Over 200,000 emergency room visits every year are caused by allergic reactions to food. An estimated 15 million Americans have some form of food allergy, the symptoms of which can vary from an itchy mouth to potentially deadly anaphylaxis. Other signs of an allergic reaction include rashes, breathing issues, intestinal discomfort, and circulation problems.

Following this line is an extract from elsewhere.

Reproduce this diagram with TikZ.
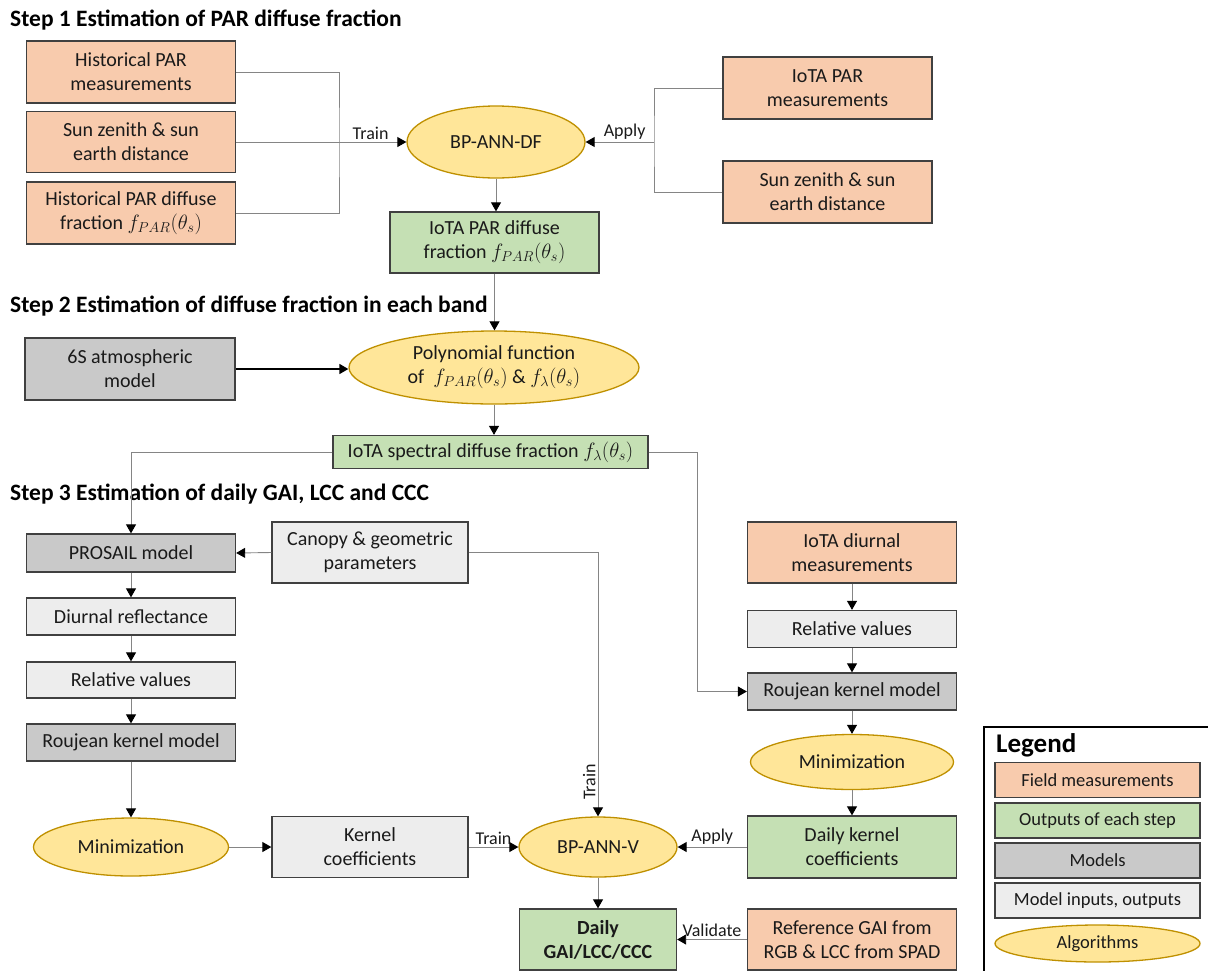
\documentclass[tikz,border=0pt]{standalone}
\usepackage{fontspec}
\setmainfont{Carlito}
\usetikzlibrary{shapes.geometric,arrows.meta}
\definecolor{fieldc}{HTML}{F8CBAD}
\definecolor{outc}{HTML}{C5E0B4}
\definecolor{modc}{HTML}{C9C9C9}
\definecolor{ioc}{HTML}{EDEDED}
\definecolor{algoc}{HTML}{FFE699}
\definecolor{algoline}{HTML}{BF9000}
\definecolor{edgec}{HTML}{404040}
\definecolor{linec}{HTML}{858585}
\definecolor{txtc}{HTML}{1A1A1A}
\tikzset{
  base/.style={draw=edgec, line width=1.3pt, inner sep=0pt, align=center, text=txtc,
    font=\fontsize{20}{24}\selectfont},
  sz/.style 2 args={minimum width=#1, minimum height=#2},
  field/.style={base, rectangle, fill=fieldc},
  outbox/.style={base, rectangle, fill=outc},
  modbox/.style={base, rectangle, fill=modc},
  iobox/.style={base, rectangle, fill=ioc},
  algo/.style={base, ellipse, fill=algoc, draw=algoline, inner xsep=-15pt, inner ysep=-4pt},
  legitem/.style={font=\fontsize{18.5}{22}\selectfont},
  conn/.style={draw=linec, line width=0.9pt, -{Triangle[color=black, length=9pt, width=10pt]}},
  plain/.style={draw=linec, line width=0.9pt},
  lab/.style={font=\fontsize{18}{21}\selectfont, text=txtc, inner sep=2pt},
  steptitle/.style={anchor=west, font=\fontsize{23.5}{28}\selectfont\bfseries, inner sep=0pt},
}
\begin{document}
\begin{tikzpicture}[x=1pt, y=-1pt]
\useasboundingbox (0,0) rectangle (1208,970);
\clip (0,0) rectangle (1208,970);

% step 1
\node[steptitle] (st1) at (10,20) {Step 1 Estimation of PAR diffuse fraction};
\node[field, sz={209pt}{62pt}] (hpar) at (131,72) {Historical PAR\\measurements};
\node[field, sz={209pt}{61pt}] (sunz) at (131,142) {Sun zenith \& sun\\earth distance};
\node[field, sz={209pt}{62pt}] (hdf) at (131,213) {Historical PAR diffuse\\fraction $f_{PAR}(\theta_s)$};
\node[algo, sz={178pt}{72pt}] (bpdf) at (496,142) {BP-ANN-DF};
\node[field, sz={209pt}{62pt}] (ipar) at (827.5,88) {IoTA PAR\\measurements};
\node[field, sz={209pt}{62pt}] (sunz2) at (827.5,192) {Sun zenith \& sun\\earth distance};
\node[outbox, sz={209pt}{61pt}] (ipardf) at (494.5,242.5) {IoTA PAR diffuse\\fraction $f_{PAR}(\theta_s)$};
\coordinate (jtrain) at (339,142);
\coordinate (japply) at (654,142);
\draw[plain] (hpar.east) -| (jtrain) |- (hdf.east);
\draw[conn] (sunz.east) -- (bpdf.west) node[lab, pos=0.79, above]{Train};
\draw[plain] (ipar.west) -| (japply) |- (sunz2.west);
\draw[conn] (japply) -- (bpdf.east) node[lab, pos=0.43, above]{Apply};
\draw[conn] (bpdf.south) -- (bpdf.south |- ipardf.north);

% step 2
\node[steptitle] (st2) at (10,306) {Step 2 Estimation of diffuse fraction in each band};
\node[modbox, sz={210pt}{62pt}] (s6) at (130,369) {6S atmospheric\\model};
\node[algo, sz={290pt}{73pt}] (poly) at (494,367.5) {Polynomial function\\of \ $f_{PAR}(\theta_s)$ \& $f_{\lambda}(\theta_s)$};
\node[outbox, sz={315pt}{33pt}] (spec) at (490.5,452) {IoTA spectral diffuse fraction $f_{\lambda}(\theta_s)$};
\draw[conn] (ipardf.south) -- (ipardf.south |- poly.north);
\draw[line width=1.6pt, -{Triangle[length=9pt, width=10pt]}] (s6.east) -- (s6.east -| poly.west);
\draw[conn] (poly.south) -- (poly.south |- spec.north);

% step 3
\node[steptitle] (st3) at (10,494) {Step 3 Estimation of daily GAI, LCC and CCC};
\node[modbox, sz={209pt}{38pt}] (prosail) at (131,553) {PROSAIL model};
\node[iobox, sz={196pt}{61pt}] (canopy) at (370,552.5) {Canopy \& geometric\\parameters};
\node[iobox, sz={209pt}{37pt}] (diurnal) at (131,616.5) {Diurnal reflectance};
\node[iobox, sz={209pt}{36pt}] (relL) at (131,680) {Relative values};
\node[modbox, sz={209pt}{37pt}] (rouL) at (131,742.5) {Roujean kernel model};
\node[algo, sz={195pt}{58pt}] (minL) at (131,847) {Minimization};
\node[iobox, sz={196pt}{61pt}] (kcoef) at (370,847) {Kernel\\coefficients};
\node[algo, sz={158pt}{60pt}] (bpv) at (598,847) {BP-ANN-V};
\node[outbox, sz={157pt}{61pt}] (dgai) at (598,939.5) {\bfseries Daily\\\bfseries GAI/LCC/CCC};

\node[field, sz={209pt}{61pt}] (iotad) at (852,552.5) {IoTA diurnal\\measurements};
\node[iobox, sz={209pt}{37pt}] (relR) at (852,629) {Relative values};
\node[modbox, sz={209pt}{37pt}] (rouR) at (852,691.5) {Roujean kernel model};
\node[algo, sz={203pt}{55pt}] (minR) at (852,762) {Minimization};
\node[outbox, sz={209pt}{62pt}] (dkc) at (852,847) {Daily kernel\\coefficients};
\node[field, sz={209pt}{61pt}] (refgai) at (852,939.5) {Reference GAI from\\RGB \& LCC from SPAD};

\coordinate (jspec) at (697,452);
\draw[conn] (spec.west) -| (prosail.north);
\draw[conn] (spec.east) -- (jspec) |- (rouR.west);
\draw[conn] (canopy.west) -- (prosail.east);
\draw[conn] (canopy.east) -| (bpv.north) node[lab, pos=0.935, rotate=90, above]{Train};
\draw[conn] (prosail) -- (diurnal);
\draw[conn] (diurnal) -- (relL);
\draw[conn] (relL) -- (rouL);
\draw[conn] (rouL) -- (minL);
\draw[conn] (minL) -- (kcoef);
\draw[conn] (kcoef) -- (bpv) node[lab, midway, above]{Train};
\draw[conn] (bpv) -- (dgai);
\draw[conn] (iotad) -- (relR);
\draw[conn] (relR) -- (rouR);
\draw[conn] (rouR) -- (minR);
\draw[conn] (minR) -- (dkc);
\draw[conn] (dkc) -- (bpv) node[lab, midway, above]{Apply};
\draw[conn] (refgai) -- (dgai) node[lab, midway, above]{Validate};

% legend
\draw[line width=1.5pt] (984,727) rectangle (1240,1000);
\node[anchor=west, inner sep=0pt, font=\fontsize{27}{31}\selectfont\bfseries] (legt) at (996,745) {Legend};
\node[field, legitem, sz={205pt}{35pt}] (lgfield) at (1097.5,780) {Field measurements};
\node[outbox, legitem, sz={205pt}{35pt}] (lgout) at (1097.5,820.5) {Outputs of each step};
\node[modbox, legitem, sz={205pt}{35pt}] (lgmod) at (1097.5,860.5) {Models};
\node[iobox, legitem, sz={205pt}{35pt}] (lgio) at (1097.5,900.5) {Model inputs, outputs};
\node[algo, legitem, sz={205pt}{37pt}] (lgalgo) at (1097.5,943.5) {Algorithms};
\end{tikzpicture}
\end{document}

"Allergies to anything can occur at any age," says Dr. Scott H. Sicherer, author of Food Allergies: A Complete Guide to Eating When Your Life Depends on It. So when you suspect you are having an allergic reaction to something you ate – even if you've eaten it before without issue – you should talk with your doctor. If you find you aren't sure what is causing an allergy, look to the ten foods listed here. After all, some 90 percent of allergies are caused by just a handful of products – milk, eggs, peanut, tree nuts, fish, shellfish, wheat, and soy.
Allergy to cow's milk is the most common food allergy among infants and young children, affecting about 2.5 percent of kids under the age of three. Milk allergy is not the same as being lactose intolerant. The two conditions aren't even related. Lactose intolerance means that a person has a hard time digesting the sugar that's in milk. A milk allergy (like all allergies) is an overreaction of the immune system in response to protein and it can be deadly. Most children eventually outgrow their milk allergy but blood tests that measure the presence of milk antibodies can be used to check.